If Only We Could Listen: the finale

Hill’s festival culminates in the finale at the Snow Concert Hall with the world premiere of If Only We Could Listen, a CIMF commission for pianists Kristian Chong and Timothy Young with percussionists Eugene Ughetti and Kaylie Melville, programmed alongside Stravinsky’s Rite of Spring and Rachmaninov’s Symphonic Dances.

The work asks what might happen if we truly listened – to ourselves, to each other, and to the more-than-human world. Each moment, Hill suggests, presents an opportunity: a chance to sit with unknowing, curiosity, open-mindedness.

In a global climate overwhelmed with crisis, we find ourselves in a trap of our own making, the constant barrage on our senses commodifying our own existence. With a nod to the dance origins of the Rite, and to the pre-WWI moment in which it was born, If Only We Could Listen moves through distinctly contemporary landscapes: transcribed sheet-metal factory recordings contemplate the futility of constant “progress”, and an unhinged waltz turns the endless churn of global politicking into music.

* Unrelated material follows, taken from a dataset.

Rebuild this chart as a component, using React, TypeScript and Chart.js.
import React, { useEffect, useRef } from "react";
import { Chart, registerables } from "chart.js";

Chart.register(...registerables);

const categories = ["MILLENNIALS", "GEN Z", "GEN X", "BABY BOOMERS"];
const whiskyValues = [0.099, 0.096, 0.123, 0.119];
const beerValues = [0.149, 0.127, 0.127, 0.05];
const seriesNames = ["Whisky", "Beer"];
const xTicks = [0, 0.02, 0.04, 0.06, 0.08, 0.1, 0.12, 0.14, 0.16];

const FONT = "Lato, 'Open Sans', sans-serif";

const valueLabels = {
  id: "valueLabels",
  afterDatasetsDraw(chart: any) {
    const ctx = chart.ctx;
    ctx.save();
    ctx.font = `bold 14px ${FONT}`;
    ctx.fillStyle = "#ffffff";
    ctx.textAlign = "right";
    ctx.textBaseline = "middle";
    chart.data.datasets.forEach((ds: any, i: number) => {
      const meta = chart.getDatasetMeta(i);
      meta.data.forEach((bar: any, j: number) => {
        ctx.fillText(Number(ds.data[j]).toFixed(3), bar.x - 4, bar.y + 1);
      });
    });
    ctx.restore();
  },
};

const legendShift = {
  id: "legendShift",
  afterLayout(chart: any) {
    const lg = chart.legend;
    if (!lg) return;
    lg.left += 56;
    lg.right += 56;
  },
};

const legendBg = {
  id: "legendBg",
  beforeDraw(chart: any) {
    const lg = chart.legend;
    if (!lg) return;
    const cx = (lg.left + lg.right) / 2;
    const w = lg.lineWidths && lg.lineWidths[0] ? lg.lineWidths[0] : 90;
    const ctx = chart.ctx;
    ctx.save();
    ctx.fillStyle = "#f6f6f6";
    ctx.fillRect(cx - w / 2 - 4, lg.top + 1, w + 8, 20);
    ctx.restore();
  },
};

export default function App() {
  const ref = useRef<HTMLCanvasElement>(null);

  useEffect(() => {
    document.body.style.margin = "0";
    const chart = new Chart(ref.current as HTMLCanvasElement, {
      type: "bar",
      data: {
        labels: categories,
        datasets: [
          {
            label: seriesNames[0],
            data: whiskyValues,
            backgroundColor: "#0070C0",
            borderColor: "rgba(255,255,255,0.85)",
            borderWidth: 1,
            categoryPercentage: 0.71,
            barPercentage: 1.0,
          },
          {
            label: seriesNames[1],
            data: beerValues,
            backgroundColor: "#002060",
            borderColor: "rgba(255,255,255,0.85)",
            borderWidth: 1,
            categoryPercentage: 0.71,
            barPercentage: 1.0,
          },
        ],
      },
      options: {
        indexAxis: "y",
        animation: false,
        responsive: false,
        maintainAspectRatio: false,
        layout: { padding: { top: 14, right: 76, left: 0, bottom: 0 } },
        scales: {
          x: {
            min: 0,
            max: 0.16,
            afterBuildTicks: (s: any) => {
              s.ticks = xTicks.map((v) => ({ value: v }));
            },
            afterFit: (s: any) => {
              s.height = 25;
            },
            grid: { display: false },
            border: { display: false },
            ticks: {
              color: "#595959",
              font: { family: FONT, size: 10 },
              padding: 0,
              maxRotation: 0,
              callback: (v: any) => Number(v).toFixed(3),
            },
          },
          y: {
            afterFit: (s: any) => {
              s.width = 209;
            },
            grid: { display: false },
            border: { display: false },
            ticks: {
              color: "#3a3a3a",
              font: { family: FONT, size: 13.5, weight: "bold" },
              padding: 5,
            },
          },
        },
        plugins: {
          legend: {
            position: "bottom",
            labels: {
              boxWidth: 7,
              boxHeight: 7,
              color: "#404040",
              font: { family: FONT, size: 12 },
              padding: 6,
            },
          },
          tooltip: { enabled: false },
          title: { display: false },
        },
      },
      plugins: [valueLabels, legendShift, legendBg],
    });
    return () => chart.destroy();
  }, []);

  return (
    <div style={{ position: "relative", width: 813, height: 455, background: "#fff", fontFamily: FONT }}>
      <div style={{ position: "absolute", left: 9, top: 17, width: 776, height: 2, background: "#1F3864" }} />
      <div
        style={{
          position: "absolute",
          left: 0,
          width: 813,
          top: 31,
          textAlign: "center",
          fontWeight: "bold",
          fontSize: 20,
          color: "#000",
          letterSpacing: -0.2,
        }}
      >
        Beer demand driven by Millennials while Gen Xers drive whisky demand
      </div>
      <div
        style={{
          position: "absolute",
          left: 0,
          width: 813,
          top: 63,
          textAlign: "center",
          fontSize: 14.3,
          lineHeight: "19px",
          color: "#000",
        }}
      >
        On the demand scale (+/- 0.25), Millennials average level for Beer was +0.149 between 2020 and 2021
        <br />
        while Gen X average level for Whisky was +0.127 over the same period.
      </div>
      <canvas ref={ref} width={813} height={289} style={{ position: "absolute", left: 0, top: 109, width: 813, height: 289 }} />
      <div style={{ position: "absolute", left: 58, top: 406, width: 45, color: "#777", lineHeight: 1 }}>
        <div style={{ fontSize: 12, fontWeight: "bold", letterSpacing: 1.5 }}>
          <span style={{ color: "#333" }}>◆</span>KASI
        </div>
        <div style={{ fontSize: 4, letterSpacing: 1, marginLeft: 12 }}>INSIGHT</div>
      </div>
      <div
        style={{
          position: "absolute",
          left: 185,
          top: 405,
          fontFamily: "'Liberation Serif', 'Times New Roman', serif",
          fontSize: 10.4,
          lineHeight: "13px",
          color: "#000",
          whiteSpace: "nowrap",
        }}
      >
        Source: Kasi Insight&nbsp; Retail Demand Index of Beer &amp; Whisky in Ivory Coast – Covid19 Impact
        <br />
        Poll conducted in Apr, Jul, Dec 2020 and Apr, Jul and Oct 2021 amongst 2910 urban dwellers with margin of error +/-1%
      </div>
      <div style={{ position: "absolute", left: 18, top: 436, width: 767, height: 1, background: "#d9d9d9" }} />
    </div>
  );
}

Within this architecture, the musicians are asked to find moments of resonance – openings that transcend these restrictive entrapments and discover connection through acts of deep listening. Semi-improvised passages invite them into a collaborative stance, asking them to engage deeply with the score and with each other on stage. The dichotomy between the machine-states of not listening and the open states of deep listening produces a genuine philosophical charge: how do we relate with the world around us, and with one another?

A practice built on trust

Each of these works represents a different facet of the same practice. Drawing other artists into her music creates a depth and richness a singular voice cannot reach – because it is through connection with others, Hill believes, that we arrive at a truer sense of ourselves and our relationship with everything around us. Her music aims to transcend time and space while revealing fundamental truths, and it does so from a place of openness and trust. Something she notes, the world could do with more of right now.